Oct. 27 (Bloomberg) -- Nexans SA, a French maker of cables and wires, is curbing inventories and being more cautious on hiring and investments as it adapts a to potential fallout from Europe’s debt crisis, the chief executive officer said.
“Since Sept. 1, we’ve introduced precautionary measures,” Frederic Vincent said yesterday in an interview. “We’ve asked staff to be extremely vigilant” on spending, hiring and working capital, he said. No “heavy measures” such as restructuring are planned for the time being, as the latest figures point to no change in trends from the first half, he said.
Paris-based Nexans, the second-largest cable maker after Italy’s Prysmian SpA, is bracing for an slowdown induced by Europe’s sovereign debt crisis. That’s after growth was held back in the first half by turmoil in the Middle East and fighting in Libya that delayed contracts and interrupted work.
Vincent reiterated Nexans’s annual target for organic revenue growth in the range of 5 percent to 7 percent, as like- for-like sales grew 3.9 percent in the third quarter. He’s seeking an operating margin of about 5.5 percent in 2011, up from 4.8 percent in 2010.
“If there was to be a change in trends, which is always possible as mentioned by some companies, that would become a problem for 2012, not for 2011,” Vincent said. “We forecast to end the year in the same line as in the third quarter.”
Deliveries of harnesses to carmakers show no sign of slowdown, as German automotive customers remain “very positive,” the CEO said. Sales to German and Italian machine- tool makers grew strongly in the third quarter, and demand from Korean shipmakers picked up, Vincent said.
Demand from construction companies in Canada, Australia, France and Northern Europe advanced and “showed no pressure on prices, nor on margins,” he said.

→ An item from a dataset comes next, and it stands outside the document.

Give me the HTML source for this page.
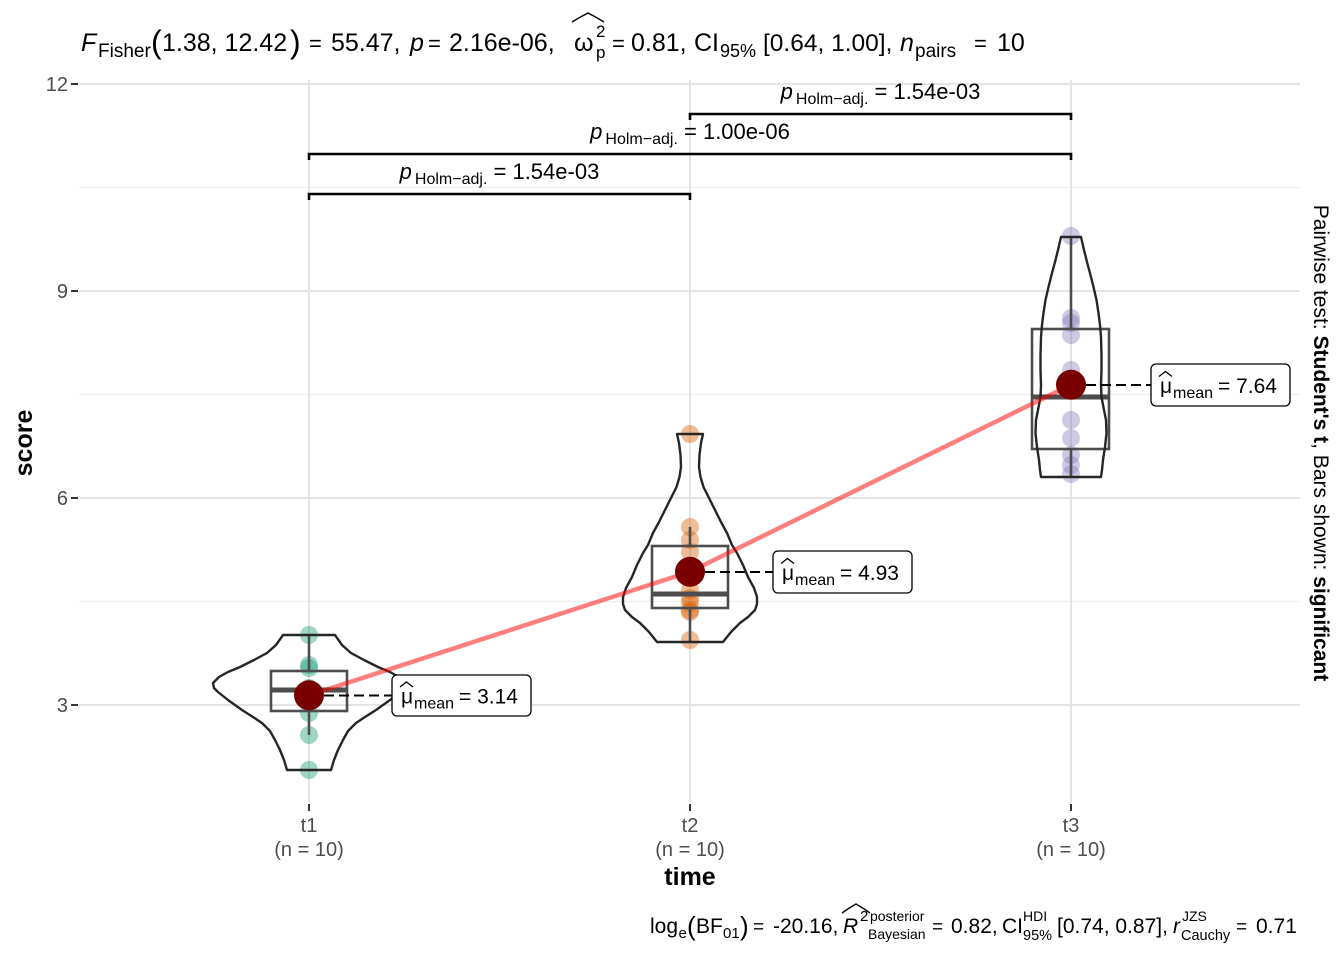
<!DOCTYPE html>
<html>
<head>
<meta charset="utf-8">
<style>
html,body{margin:0;padding:0;background:#fff;}
svg{display:block;}
text{font-family:"Liberation Sans",Arial,sans-serif;}
</style>
</head>
<body>
<svg width="1344" height="960" viewBox="0 0 1344 960" xmlns="http://www.w3.org/2000/svg">
<rect x="0" y="0" width="1344" height="960" fill="#ffffff"/>

<!-- minor grid -->
<g stroke="#eeeeee" stroke-width="1.2">
  <line x1="79" y1="187.5" x2="1300" y2="187.5"/>
  <line x1="79" y1="394.5" x2="1300" y2="394.5"/>
  <line x1="79" y1="601.5" x2="1300" y2="601.5"/>
</g>
<!-- major grid -->
<g stroke="#e4e4e4" stroke-width="2">
  <line x1="79" y1="84" x2="1300" y2="84"/>
  <line x1="79" y1="291" x2="1300" y2="291"/>
  <line x1="79" y1="498" x2="1300" y2="498"/>
  <line x1="79" y1="705" x2="1300" y2="705"/>
  <line x1="309" y1="80" x2="309" y2="803"/>
  <line x1="690" y1="80" x2="690" y2="803"/>
  <line x1="1071" y1="80" x2="1071" y2="803"/>
</g>

<!-- axis ticks -->
<g stroke="#333333" stroke-width="2">
  <line x1="71" y1="84" x2="78" y2="84"/>
  <line x1="71" y1="291" x2="78" y2="291"/>
  <line x1="71" y1="498" x2="78" y2="498"/>
  <line x1="71" y1="705" x2="78" y2="705"/>
  <line x1="309" y1="804" x2="309" y2="811"/>
  <line x1="690" y1="804" x2="690" y2="811"/>
  <line x1="1071" y1="804" x2="1071" y2="811"/>
</g>

<!-- y tick labels -->
<g font-size="20" fill="#4d4d4d" text-anchor="end">
  <text x="68" y="91">12</text>
  <text x="68" y="298">9</text>
  <text x="68" y="505">6</text>
  <text x="68" y="712">3</text>
</g>

<!-- points -->
<g fill="#1b9e77" fill-opacity="0.42">
  <circle cx="309" cy="635" r="9"/><circle cx="309" cy="665" r="9"/><circle cx="309" cy="668" r="9"/>
  <circle cx="309" cy="688" r="9"/><circle cx="309" cy="691" r="9"/><circle cx="309" cy="694" r="9"/>
  <circle cx="309" cy="697" r="9"/><circle cx="309" cy="713" r="9"/><circle cx="309" cy="735" r="9"/>
  <circle cx="309" cy="770" r="9"/>
</g>
<g fill="#d95f02" fill-opacity="0.42">
  <circle cx="690" cy="434" r="9"/><circle cx="690" cy="527" r="9"/><circle cx="690" cy="540" r="9"/>
  <circle cx="690" cy="552" r="9"/><circle cx="690" cy="590" r="9"/><circle cx="690" cy="598" r="9"/>
  <circle cx="690" cy="603" r="9"/><circle cx="690" cy="610" r="9"/><circle cx="690" cy="612" r="9"/>
  <circle cx="690" cy="640" r="9"/>
</g>
<g fill="#7570b3" fill-opacity="0.36">
  <circle cx="1071" cy="236" r="9"/><circle cx="1071" cy="318" r="9"/><circle cx="1071" cy="323" r="9"/>
  <circle cx="1071" cy="335" r="9"/><circle cx="1071" cy="370" r="9"/><circle cx="1071" cy="420" r="9"/>
  <circle cx="1071" cy="438" r="9"/><circle cx="1071" cy="455" r="9"/><circle cx="1071" cy="465" r="9"/>
  <circle cx="1071" cy="474" r="9"/>
</g>

<!-- boxplots -->
<g stroke="#4d4d4d" stroke-width="2.6" fill="none">
  <line x1="309" y1="635" x2="309" y2="671"/>
  <line x1="309" y1="711" x2="309" y2="735"/>
  <rect x="271" y="671" width="76" height="40"/>
  <line x1="271" y1="690" x2="347" y2="690" stroke-width="5"/>

  <line x1="690" y1="527" x2="690" y2="546"/>
  <line x1="690" y1="608" x2="690" y2="641"/>
  <rect x="652" y="546" width="76" height="62"/>
  <line x1="652" y1="594" x2="728" y2="594" stroke-width="5"/>

  <line x1="1071" y1="237" x2="1071" y2="329"/>
  <line x1="1071" y1="449" x2="1071" y2="477"/>
  <rect x="1032" y="329" width="77" height="120"/>
  <line x1="1032" y1="397" x2="1109" y2="397" stroke-width="5"/>
</g>

<!-- violins -->
<g stroke="#262626" stroke-width="2.4" fill="none" stroke-linejoin="round">
  <path d="M283,635 L335,635 L342,645 L351,653 L364,660 L378,667 L390,672 L399,677 L405,683 L404,688 L400,692 L390,700 L376,710 L365,717 L356,723 L348,731 L343,740 L338,750 L334,760 L331,770 L287,770 L284,760 L280,750 L275,740 L270,731 L262,723 L253,717 L242,710 L228,700 L218,692 L214,688 L213,683 L219,677 L228,672 L240,667 L254,660 L267,653 L276,645 Z"/>
  <path d="M677,434 L703,434 L701,443 L699.5,455 L699,467 L700.5,477 L703.5,487 L709,498 L715,510 L721,522 L727,533 L732,545 L737,553 L743,565 L748,577 L754,588 L757,597 L757,604 L755,610 L748,617 L740,623 L731,632 L723,642 L657,642 L649,632 L640,623 L632,617 L625,610 L623,604 L623,597 L626,588 L632,577 L637,565 L643,553 L648,545 L653,533 L659,522 L665,510 L671,498 L676.5,487 L679.5,477 L681,467 L680.5,455 L679,443 Z"/>
  <path d="M1061,237 L1081,237 L1084,250 L1087,262 L1090.5,275 L1093.5,287 L1096.5,300 L1098.5,313 L1100,325 L1101,337 L1101.5,355 L1101.5,370 L1101,385 L1101.5,397 L1104,410 L1106,420 L1106.5,433 L1105,447 L1103,460 L1102,470 L1101,477 L1041,477 L1040,470 L1039,460 L1037,447 L1035.5,433 L1036,420 L1038,410 L1040.5,397 L1041,385 L1040.5,370 L1040.5,355 L1041,337 L1042,325 L1043.5,313 L1045.5,300 L1048.5,287 L1051.5,275 L1055,262 L1058,250 Z"/>
</g>

<!-- mean path -->
<polyline points="309,695.3 690,571.8 1071,384.8" fill="none" stroke="#ff0000" stroke-opacity="0.5" stroke-width="4.5"/>

<!-- dashed connectors -->
<g stroke="#000" stroke-width="2" stroke-dasharray="10 5">
  <line x1="309" y1="695.5" x2="392" y2="695.5"/>
  <line x1="690" y1="572" x2="773" y2="572"/>
  <line x1="1071" y1="385" x2="1151" y2="385"/>
</g>

<!-- mean points -->
<g fill="#7a0000">
  <circle cx="309" cy="695.3" r="15"/>
  <circle cx="690" cy="571.8" r="15"/>
  <circle cx="1071" cy="384.8" r="15"/>
</g>

<!-- mean labels -->
<g>
  <rect x="392" y="675" width="139" height="41" rx="5" fill="#fff" stroke="#000" stroke-width="1.3"/>
  <path d="M400,687 L406.5,682 L413,687" fill="none" stroke="#000" stroke-width="1.3"/>
  <text x="401" y="703.5" font-size="21">μ</text>
  <text x="414" y="708.5" font-size="16">mean</text>
  <text x="459" y="703.5" font-size="21">= 3.14</text>

  <rect x="773" y="551" width="139" height="42" rx="5" fill="#fff" stroke="#000" stroke-width="1.3"/>
  <path d="M781,563.5 L787.5,558.5 L794,563.5" fill="none" stroke="#000" stroke-width="1.3"/>
  <text x="782" y="580" font-size="21">μ</text>
  <text x="795" y="585" font-size="16">mean</text>
  <text x="840" y="580" font-size="21">= 4.93</text>

  <rect x="1151" y="364" width="139" height="42" rx="5" fill="#fff" stroke="#000" stroke-width="1.3"/>
  <path d="M1159,376.5 L1165.5,371.5 L1172,376.5" fill="none" stroke="#000" stroke-width="1.3"/>
  <text x="1160" y="393" font-size="21">μ</text>
  <text x="1173" y="398" font-size="16">mean</text>
  <text x="1218" y="393" font-size="21">= 7.64</text>
</g>

<!-- significance brackets -->
<g stroke="#000" stroke-width="2.6" fill="none">
  <polyline points="309,200 309,194 690,194 690,200"/>
  <polyline points="309,160 309,154 1071,154 1071,160"/>
  <polyline points="690,120 690,114 1071,114 1071,120"/>
</g>
<g font-size="22" fill="#000" text-anchor="middle">
  <text x="499.5" y="179"><tspan font-style="italic">p</tspan><tspan font-size="16" dx="3" dy="5">Holm−adj.</tspan><tspan dy="-5"> = 1.54e-03</tspan></text>
  <text x="690" y="139"><tspan font-style="italic">p</tspan><tspan font-size="16" dx="3" dy="5">Holm−adj.</tspan><tspan dy="-5"> = 1.00e-06</tspan></text>
  <text x="880.5" y="99"><tspan font-style="italic">p</tspan><tspan font-size="16" dx="3" dy="5">Holm−adj.</tspan><tspan dy="-5"> = 1.54e-03</tspan></text>
</g>

<!-- x tick labels -->
<g font-size="20" fill="#4d4d4d" text-anchor="middle">
  <text x="309" y="832">t1</text>
  <text x="309" y="856">(n = 10)</text>
  <text x="690" y="832">t2</text>
  <text x="690" y="856">(n = 10)</text>
  <text x="1071" y="832">t3</text>
  <text x="1071" y="856">(n = 10)</text>
</g>

<!-- axis titles -->
<text x="690" y="885" font-size="25" font-weight="bold" text-anchor="middle" fill="#000">time</text>
<text transform="translate(32,443) rotate(-90)" font-size="25" font-weight="bold" text-anchor="middle" fill="#000">score</text>

<!-- right side label -->
<text transform="translate(1314,443) rotate(90)" font-size="21" text-anchor="middle" fill="#000">Pairwise test: <tspan font-weight="bold">Student's t</tspan>, Bars shown: <tspan font-weight="bold">significant</tspan></text>

<!-- title -->
<g fill="#000" font-size="25">
  <text x="81" y="51" font-style="italic">F</text>
  <text x="98" y="57" font-size="19">Fisher</text>
  <text x="151" y="53" font-size="32">(</text>
  <text x="162" y="51">1.38, 12.42</text>
  <text x="290" y="53" font-size="32">)</text>
  <text x="309" y="51" font-size="22">=</text>
  <text x="331" y="51">55.47,</text>
  <text x="410" y="51" font-style="italic">p</text>
  <text x="428" y="51" font-size="22">=</text>
  <text x="449" y="51">2.16e-06,</text>
  <text x="574" y="51">ω</text>
  <path d="M572,22 Q580,17 588,13 Q596,17 604,22" fill="none" stroke="#000" stroke-width="1.5"/>
  <text x="596" y="37" font-size="17">2</text>
  <text x="596" y="58" font-size="17">p</text>
  <text x="612" y="51" font-size="22">=</text>
  <text x="631" y="51">0.81,</text>
  <text x="694" y="51">CI</text>
  <text x="720" y="57" font-size="18">95%</text>
  <text x="763" y="51" font-size="24.5">[0.64, 1.00],</text>
  <text x="900" y="51" font-style="italic">n</text>
  <text x="915" y="57" font-size="19">pairs</text>
  <text x="974" y="51" font-size="22">=</text>
  <text x="997" y="51">10</text>
</g>

<!-- caption -->
<g fill="#000" font-size="21">
  <text x="650" y="933">log</text>
  <text x="678.5" y="938" font-size="15">e</text>
  <text x="687" y="935" font-size="26">(</text>
  <text x="696" y="933">BF</text>
  <text x="723" y="938" font-size="15">01</text>
  <text x="740" y="935" font-size="26">)</text>
  <text x="753" y="933" font-size="19">=</text>
  <text x="773" y="933">-20.16,</text>
  <text x="843" y="933" font-style="italic">R</text>
  <path d="M842,913 Q849,908 856,904 Q863,908 870,913" fill="none" stroke="#000" stroke-width="1.4"/>
  <text x="860" y="921" font-size="15">2</text>
  <text x="870" y="921" font-size="14">posterior</text>
  <text x="868" y="939" font-size="14">Bayesian</text>
  <text x="932" y="933" font-size="19">=</text>
  <text x="951" y="933">0.82,</text>
  <text x="1002" y="933">CI</text>
  <text x="1023" y="921" font-size="14">HDI</text>
  <text x="1023" y="940" font-size="14.5">95%</text>
  <text x="1057" y="933">[0.74, 0.87],</text>
  <text x="1173" y="933" font-style="italic">r</text>
  <text x="1182" y="921" font-size="14">JZS</text>
  <text x="1181" y="940" font-size="14.5">Cauchy</text>
  <text x="1236" y="933" font-size="19">=</text>
  <text x="1256" y="933">0.71</text>
</g>
</svg>
</body>
</html>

High-voltage cable sales in the Gulf are “slowly picking up,” and sales in Libya should resume in 2012, the CEO said. Sales of undersea cables in 2011 won’t grow as much as previously expected because of delays in deliveries that will slip into 2012, he said, adding that the backlog in submarine cable remains “as strong” as before.
Markets such as energy infrastructures will continue to grow in 2012, regardless of a economic slowdown, Vincent said, adding that it’s too early to make a forecast for the company as a whole.
“There will probably be tensions on access to credit,” the CEO said. “Access to credit isn’t an issue for Nexans today, given its risk profile.”
He reiterated that the company plans to trim its net debt to about 300 million euros ($415 million) by the end of the year, from 366 million euros at the end of June.